L’ipotesi della discordanza implica una previsione, ossia che i
neuroni del claustro presentino risposte multimodali, e tale previsione può
essere verificata. Se ci basiamo sugli studi ormai classici di Olson e Graybiel (1980) e di Sherk e LeVay (1981), non
disponendo di altri più recenti, dobbiamo dire che risposte multimodali nelle
cellule nervose del claustro non sono state trovate.
Un ostacolo all’ipotesi della discordanza, maggiore di
quello costituito dai problemi fisiologici, viene dall’anatomia. Il segnale di
discordanza dipende da una attività retinotopicamente
precisa, riverberata dal corpo genicolato laterale, attraverso il nucleo
reticolare del talamo e poi i nuclei intralaminari
talamici, per giungere al claustro (Kolmac e Mitrofanis, 1977)[11]. Ma,
come è noto, non esiste un’organizzazione retinotopica nei nuclei intralaminari (Salin, et al., 1989)[12].
L’ipotesi implica poi un’attività propagata all’interno del claustro dalla zona
visiva alle zone somatosensoriali e ventrali, ma finora non è stato individuato
un sostrato anatomico per tale propagazione del segnale.
Infine, un ruolo del claustro
nella sincronizzazione di aree della corteccia distanti fra loro sembra davvero
poco probabile. Gli assoni claustro-corticali sono di piccolo calibro e
conducono molto lentamente: un’ipotetica raffica di potenziali d’azione
proveniente dal claustro non avrebbe la velocità per generare una
sincronizzazione, attraverso il rientro, fra aree distanti.

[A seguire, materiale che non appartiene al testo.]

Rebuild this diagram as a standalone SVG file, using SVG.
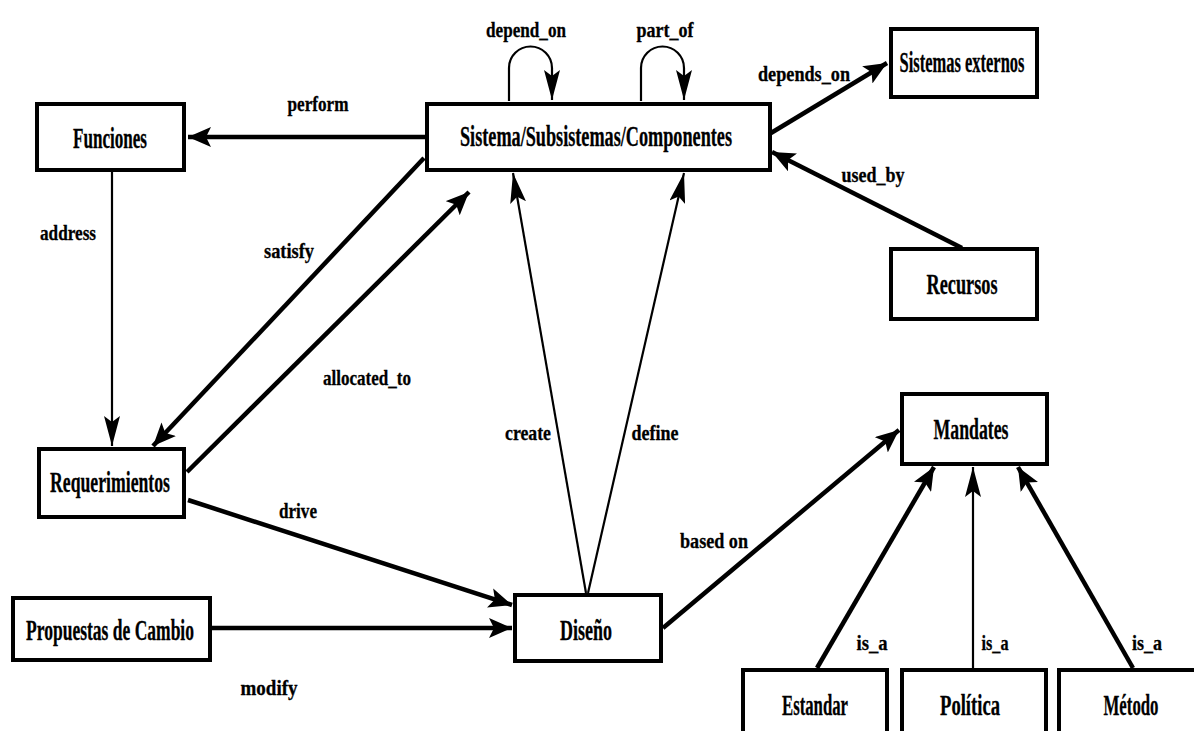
<svg xmlns="http://www.w3.org/2000/svg" width="1194" height="731" viewBox="0 0 1194 731">
<style>
.box{fill:#fff;stroke:#000;stroke-width:4}
.nt{font-family:"Liberation Serif","Times New Roman",serif;font-weight:bold;font-size:29px;text-anchor:middle;fill:#000;stroke:#000;stroke-width:0.3}
.lt{font-family:"Liberation Serif","Times New Roman",serif;font-weight:bold;font-size:21px;text-anchor:middle;fill:#000;stroke:#000;stroke-width:0.3}
.e{fill:none;stroke:#000}
.thick{stroke-width:4.5;marker-end:url(#ahk)}
.thin{stroke-width:2.2;marker-end:url(#ahn)}
</style>
<defs>
<marker id="ahk" markerUnits="userSpaceOnUse" markerWidth="24" markerHeight="20" refX="23" refY="10" orient="auto">
<path d="M0,0 L23,10 L0,20 L5,10 z" fill="#000"/>
</marker>
<marker id="ahn" markerUnits="userSpaceOnUse" markerWidth="31" markerHeight="16" refX="30" refY="8" orient="auto">
<path d="M0,0 L30,8 L0,16 L6,8 z" fill="#000"/>
</marker>
</defs>
<rect width="1194" height="731" fill="#fff"/>
<g id="connectors">
<path class="e thick" d="M425,137 L188,137"/>
<path class="e thin" d="M509,101 L509,68 A21.5,21.5 0 0 1 552,68 L552,100"/>
<path class="e thin" d="M641,101 L641,68 A21.5,21.5 0 0 1 684,68 L684,100"/>
<path class="e thick" d="M771,133 L887,63"/>
<path class="e thick" d="M962,248 L772,152"/>
<path class="e thin" d="M112,172 L112,446"/>
<path class="e thick" d="M424,158 L153,446"/>
<path class="e thick" d="M187,472 L469,192"/>
<path class="e thin" d="M586,593 L513,173"/>
<path class="e thin" d="M588,593 L684,173"/>
<path class="e thick" d="M188,500 L512,605"/>
<path class="e thick" d="M212,628 L512,628"/>
<path class="e thick" d="M663,628 L899,430"/>
<path class="e thick" d="M817,668 L934,467"/>
<path class="e thin" d="M973,668 L973,467"/>
<path class="e thick" d="M1133,668 L1018,467"/>
<text class="lt" x="318" y="111" textLength="61" lengthAdjust="spacingAndGlyphs">perform</text>
<text class="lt" x="526" y="37" textLength="80" lengthAdjust="spacingAndGlyphs">depend_on</text>
<text class="lt" x="665" y="37" textLength="57" lengthAdjust="spacingAndGlyphs">part_of</text>
<text class="lt" x="804" y="81" textLength="92" lengthAdjust="spacingAndGlyphs">depends_on</text>
<text class="lt" x="873" y="182" textLength="63" lengthAdjust="spacingAndGlyphs">used_by</text>
<text class="lt" x="68" y="240" textLength="56" lengthAdjust="spacingAndGlyphs">address</text>
<text class="lt" x="289" y="258" textLength="50" lengthAdjust="spacingAndGlyphs">satisfy</text>
<text class="lt" x="367" y="385" textLength="88" lengthAdjust="spacingAndGlyphs">allocated_to</text>
<text class="lt" x="528" y="440" textLength="46" lengthAdjust="spacingAndGlyphs">create</text>
<text class="lt" x="655" y="440" textLength="47" lengthAdjust="spacingAndGlyphs">define</text>
<text class="lt" x="298" y="518" textLength="38" lengthAdjust="spacingAndGlyphs">drive</text>
<text class="lt" x="269" y="695" textLength="57" lengthAdjust="spacingAndGlyphs">modify</text>
<text class="lt" x="714" y="548" textLength="68" lengthAdjust="spacingAndGlyphs">based on</text>
<text class="lt" x="872" y="650" textLength="31" lengthAdjust="spacingAndGlyphs">is_a</text>
<text class="lt" x="995" y="650" textLength="27" lengthAdjust="spacingAndGlyphs">is_a</text>
<text class="lt" x="1147" y="650" textLength="30" lengthAdjust="spacingAndGlyphs">is_a</text>
</g>
<g id="funciones"><rect class="box" x="37" y="104" width="147" height="66"/><text class="nt" x="110" y="148" textLength="74" lengthAdjust="spacingAndGlyphs">Funciones</text></g>
<g id="sistema"><rect class="box" x="427" y="104" width="343" height="66"/><text class="nt" x="596" y="146" textLength="272" lengthAdjust="spacingAndGlyphs">Sistema/Subsistemas/Componentes</text></g>
<g id="externos"><rect class="box" x="891" y="29" width="146" height="68"/><text class="nt" x="962" y="72" textLength="125" lengthAdjust="spacingAndGlyphs">Sistemas externos</text></g>
<g id="recursos"><rect class="box" x="891" y="249" width="146" height="70"/><text class="nt" x="962" y="294" textLength="71" lengthAdjust="spacingAndGlyphs">Recursos</text></g>
<g id="mandates"><rect class="box" x="902" y="394" width="145" height="70"/><text class="nt" x="971" y="439" textLength="75" lengthAdjust="spacingAndGlyphs">Mandates</text></g>
<g id="requerimientos"><rect class="box" x="39" y="449" width="145" height="68"/><text class="nt" x="110" y="492" textLength="120" lengthAdjust="spacingAndGlyphs">Requerimientos</text></g>
<g id="propuestas"><rect class="box" x="13" y="598" width="197" height="62"/><text class="nt" x="110" y="640" textLength="168" lengthAdjust="spacingAndGlyphs">Propuestas de Cambio</text></g>
<g id="diseno"><rect class="box" x="515" y="595" width="146" height="66"/><text class="nt" x="586" y="640" textLength="52" lengthAdjust="spacingAndGlyphs">Diseño</text></g>
<g id="estandar"><path class="box" d="M743,731 L743,670 L887,670 L887,731"/><text class="nt" x="815" y="715" textLength="66" lengthAdjust="spacingAndGlyphs">Estandar</text></g>
<g id="politica"><path class="box" d="M902,731 L902,670 L1046,670 L1046,731"/><text class="nt" x="970" y="715" textLength="60" lengthAdjust="spacingAndGlyphs">Política</text></g>
<g id="metodo"><path class="box" d="M1059,731 L1059,670 L1194,670"/><text class="nt" x="1131" y="715" textLength="55" lengthAdjust="spacingAndGlyphs">Método</text></g>
</svg>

A questo punto la discussione
è stata sospesa, ma si intende riprenderla la prossima settimana.
L’autore della nota ringrazia la dottoressa Isabella Floriani per la correzione della bozza e invita alla
lettura delle recensioni di argomento connesso che appaiono nella sezione “NOTE
E NOTIZIE” del sito (utilizzare il motore interno nella pagina “CERCA”).

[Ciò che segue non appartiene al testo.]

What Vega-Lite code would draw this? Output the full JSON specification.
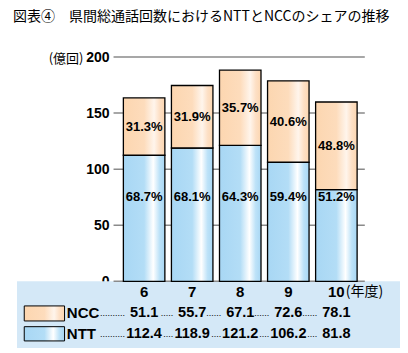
{
  "$schema": "https://vega.github.io/schema/vega-lite/v6.json",
  "width": 383,
  "height": 291,
  "autosize": "none",
  "padding": {"left": 17, "top": 57, "right": 8, "bottom": 5},
  "background": "white",
  "title": {
    "text": "図表④　県間総通話回数におけるNTTとNCCのシェアの推移",
    "anchor": "start",
    "frame": "group",
    "font": "Noto Sans CJK JP",
    "fontSize": 14,
    "fontWeight": "normal",
    "color": "black",
    "dx": -4,
    "offset": 26
  },
  "data": {
    "values": [
      {"year": 6, "series": "NTT", "value": 112.4, "share": 68.7},
      {"year": 6, "series": "NCC", "value": 51.1, "share": 31.3},
      {"year": 7, "series": "NTT", "value": 118.9, "share": 68.1},
      {"year": 7, "series": "NCC", "value": 55.7, "share": 31.9},
      {"year": 8, "series": "NTT", "value": 121.2, "share": 64.3},
      {"year": 8, "series": "NCC", "value": 67.1, "share": 35.7},
      {"year": 9, "series": "NTT", "value": 106.2, "share": 59.4},
      {"year": 9, "series": "NCC", "value": 72.6, "share": 40.6},
      {"year": 10, "series": "NTT", "value": 81.8, "share": 51.2},
      {"year": 10, "series": "NCC", "value": 78.1, "share": 48.8}
    ]
  },
  "transform": [
    {"stack": "value", "groupby": ["year"], "sort": [{"field": "series", "order": "descending"}], "as": ["v0", "v1"]},
    {"calculate": "datum.series === 'NTT' ? 74.8 : (datum.v0 + datum.v1) / 2", "as": "labpos"},
    {"calculate": "format(datum.share, '.1f') + '%'", "as": "pct"},
    {"calculate": "datum.series === 'NCC' ? -28.6 : -46.9", "as": "rowy"},
    {"calculate": "datum.series === 'NCC' ? -31.3 : -49.6", "as": "doty"},
    {"calculate": "datum.year === 6 ? '..........' : (datum.series === 'NCC' ? (datum.year === 7 ? '.....' : '......') : '....')", "as": "dots"}
  ],
  "layer": [
    {
      "data": {"values": [{"panel": 1}]},
      "mark": {"type": "rect", "fill": "#d4e8f7"},
      "encoding": {
        "x": {"value": 0},
        "x2": {"value": "width"},
        "y": {"datum": 0, "type": "quantitative", "title": "(億回)"},
        "y2": {"value": "height"}
      }
    },
    {
      "data": {"values": [{"tick": 0}, {"tick": 50}, {"tick": 100}, {"tick": 150}, {"tick": 200}]},
      "mark": {"type": "rule", "color": "#8a8a8a", "strokeWidth": 1.5},
      "encoding": {
        "y": {
          "field": "tick", "type": "quantitative", "title": "(億回)",
          "scale": {"domain": [-59.4, 200], "nice": false, "zero": false},
          "axis": {"values": [0, 50, 100, 150, 200], "title": "(億回)"}
        },
        "x": {"datum": 5.3637, "type": "quantitative", "scale": {"domain": [3.459, 11.22], "nice": false, "zero": false}, "axis": null},
        "x2": {"datum": 10.5917}
      }
    },
    {
      "transform": [{"filter": "datum.series === 'NTT'"}],
      "mark": {
        "type": "bar", "width": 41.5, "stroke": "black", "strokeWidth": 1.3,
        "fill": {"gradient": "linear", "x1": 0, "x2": 1, "y1": 0, "y2": 0,
          "stops": [
            {"offset": 0, "color": "#a8d7f4"},
            {"offset": 0.5, "color": "#b3ddf6"},
            {"offset": 0.72, "color": "#ffffff"},
            {"offset": 0.87, "color": "#bde2f8"},
            {"offset": 1, "color": "#a8d7f4"}
          ]}
      },
      "encoding": {
        "x": {"field": "year", "type": "quantitative", "axis": null},
        "y": {"field": "v1", "type": "quantitative", "title": "(億回)"},
        "y2": {"field": "v0"}
      }
    },
    {
      "transform": [{"filter": "datum.series === 'NCC'"}],
      "mark": {
        "type": "bar", "width": 41.5, "stroke": "black", "strokeWidth": 1.3,
        "fill": {"gradient": "linear", "x1": 0, "x2": 1, "y1": 0, "y2": 0,
          "stops": [
            {"offset": 0, "color": "#fcd6b0"},
            {"offset": 0.5, "color": "#fddcbc"},
            {"offset": 0.74, "color": "#fff5ec"},
            {"offset": 0.87, "color": "#fde0c6"},
            {"offset": 1, "color": "#fcd6b0"}
          ]}
      },
      "encoding": {
        "x": {"field": "year", "type": "quantitative", "axis": null},
        "y": {"field": "v1", "type": "quantitative", "title": "(億回)"},
        "y2": {"field": "v0"}
      }
    },
    {
      "mark": {"type": "text", "font": "Liberation Sans", "fontSize": 13, "fontWeight": "bold", "color": "black", "baseline": "middle"},
      "encoding": {
        "x": {"field": "year", "type": "quantitative", "axis": null},
        "y": {"field": "labpos", "type": "quantitative", "title": "(億回)"},
        "text": {"field": "pct"}
      }
    },
    {
      "transform": [{"filter": "datum.series === 'NTT'"}],
      "mark": {"type": "text", "font": "Liberation Sans", "fontSize": 15, "fontWeight": "bold", "color": "black", "baseline": "middle"},
      "encoding": {
        "x": {"field": "year", "type": "quantitative", "axis": null},
        "y": {"datum": -9.2, "type": "quantitative", "title": "(億回)"},
        "text": {"field": "year", "type": "quantitative"}
      }
    },
    {
      "transform": [{"filter": "datum.series === 'NTT' && datum.year === 10"}],
      "mark": {"type": "text", "font": "Noto Sans CJK JP", "fontSize": 14, "fontWeight": "normal", "color": "black", "baseline": "middle", "align": "left", "dx": 9.5},
      "encoding": {
        "x": {"field": "year", "type": "quantitative", "axis": null},
        "y": {"datum": -9.2, "type": "quantitative", "title": "(億回)"},
        "text": {"value": "(年度)"}
      }
    },
    {
      "mark": {"type": "text", "font": "Liberation Sans", "fontSize": 14.5, "fontWeight": "bold", "color": "black", "baseline": "middle"},
      "encoding": {
        "x": {"field": "year", "type": "quantitative", "axis": null},
        "y": {"field": "rowy", "type": "quantitative", "title": "(億回)"},
        "text": {"field": "value", "type": "quantitative", "format": ".1f"}
      }
    },
    {
      "mark": {"type": "text", "font": "Liberation Sans", "fontSize": 9, "color": "black", "baseline": "alphabetic", "align": "right", "dx": -19},
      "encoding": {
        "x": {"field": "year", "type": "quantitative", "axis": null},
        "y": {"field": "doty", "type": "quantitative", "title": "(億回)"},
        "text": {"field": "dots"}
      }
    },
    {
      "transform": [{"filter": "datum.year === 6"}],
      "mark": {"type": "text", "font": "Liberation Sans", "fontSize": 15, "fontWeight": "bold", "color": "black", "baseline": "middle", "align": "left"},
      "encoding": {
        "x": {"datum": 4.391, "type": "quantitative", "axis": null},
        "y": {"field": "rowy", "type": "quantitative", "title": "(億回)"},
        "text": {"field": "series"}
      }
    },
    {
      "transform": [{"filter": "datum.year === 6 && datum.series === 'NCC'"}],
      "mark": {
        "type": "rect", "stroke": "black", "strokeWidth": 1,
        "fill": {"gradient": "linear", "x1": 0, "x2": 1, "y1": 0, "y2": 0,
          "stops": [
            {"offset": 0, "color": "#fcd6b0"},
            {"offset": 0.5, "color": "#fddcbc"},
            {"offset": 0.74, "color": "#fff5ec"},
            {"offset": 0.87, "color": "#fde0c6"},
            {"offset": 1, "color": "#fcd6b0"}
          ]}
      },
      "encoding": {
        "x": {"datum": 3.5056, "type": "quantitative", "axis": null},
        "x2": {"datum": 4.3445},
        "y": {"datum": -21.9, "type": "quantitative", "title": "(億回)"},
        "y2": {"datum": -35.3}
      }
    },
    {
      "transform": [{"filter": "datum.year === 6 && datum.series === 'NTT'"}],
      "mark": {
        "type": "rect", "stroke": "black", "strokeWidth": 1,
        "fill": {"gradient": "linear", "x1": 0, "x2": 1, "y1": 0, "y2": 0,
          "stops": [
            {"offset": 0, "color": "#a8d7f4"},
            {"offset": 0.5, "color": "#b3ddf6"},
            {"offset": 0.72, "color": "#ffffff"},
            {"offset": 0.87, "color": "#bde2f8"},
            {"offset": 1, "color": "#a8d7f4"}
          ]}
      },
      "encoding": {
        "x": {"datum": 3.5056, "type": "quantitative", "axis": null},
        "x2": {"datum": 4.3445},
        "y": {"datum": -40.4, "type": "quantitative", "title": "(億回)"},
        "y2": {"datum": -53.1}
      }
    }
  ],
  "config": {
    "view": {"stroke": null},
    "axisY": {
      "offset": -94,
      "zindex": 1,
      "domain": false,
      "ticks": false,
      "grid": false,
      "labelFont": "Liberation Sans",
      "labelFontSize": 14,
      "labelFontWeight": "bold",
      "labelColor": "black",
      "labelPadding": 2,
      "labelBaseline": "middle",
      "titleAngle": 0,
      "titleX": -28,
      "titleY": 1,
      "titleAlign": "right",
      "titleBaseline": "middle",
      "titleFont": "Noto Sans CJK JP",
      "titleFontSize": 13,
      "titleFontWeight": "normal",
      "titleColor": "black"
    }
  }
}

La Società Nazionale di Neuroscienze BM&L-Italia, affiliata alla International Society of Neuroscience, è registrata presso l’Agenzia delle Entrate di Firenze, Ufficio Firenze 1, in data 16 gennaio 2003 con codice fiscale 94098840484, come organizzazione scientifica e culturale non-profit.
[1] Helen Sherk,
Physiology of the Claustrum (Ch. 5,
pp. 177-191) in John R. Smythies, Lawrence R. Edelstein, Vilayanur
S. Ramachandran (eds),
The Claustrum - structural, functional
and clinical neuroscience. Elsevier AP, 2014.
[2] Cfr. Helen Sherk, op. cit., p. 186, 2014.
[3] Crick F. C. & Koch C., What is
the function of the claustrum? Philos.
Trans. R. Soc. Lond.
B. Biol. Sci. 360, 1271-1279,
2005.
[4] Smythies
J., Edelstein L., Ramachandran V., Hypotheses relating to the function of the
claustrum. Front. Int. Neurosci. 6, 1-16,
2012.
[5] Cfr.
Helen Sherk, op.
cit., p. 187, 2014.
[6] Crick F. C. & Koch C., op. cit., 2005.
[7] Crf.
Rahman e Baizer, Brain
Research 1159, 94-111, 2007, cit.
in Helen Sherk, op.
cit., p. 187, 2014.
[8] Braak H. & Braak E., Neuronal types in the claustrum of man. Anat. Embryol. 162, 475-488, 1982. Vedi anche altri studi citati in Helen Sherk, op. cit., p. 187, 2014.
[9] Smythies J., et al., op. cit., p.
2, 2012.
[10] Helen Sherk,
op. cit., p. 188, 2014.
[11] Cit. in Helen Sherk,
op. cit., p. 188, 2014.
[12] Cit. in Helen Sherk, op. cit., ibidem.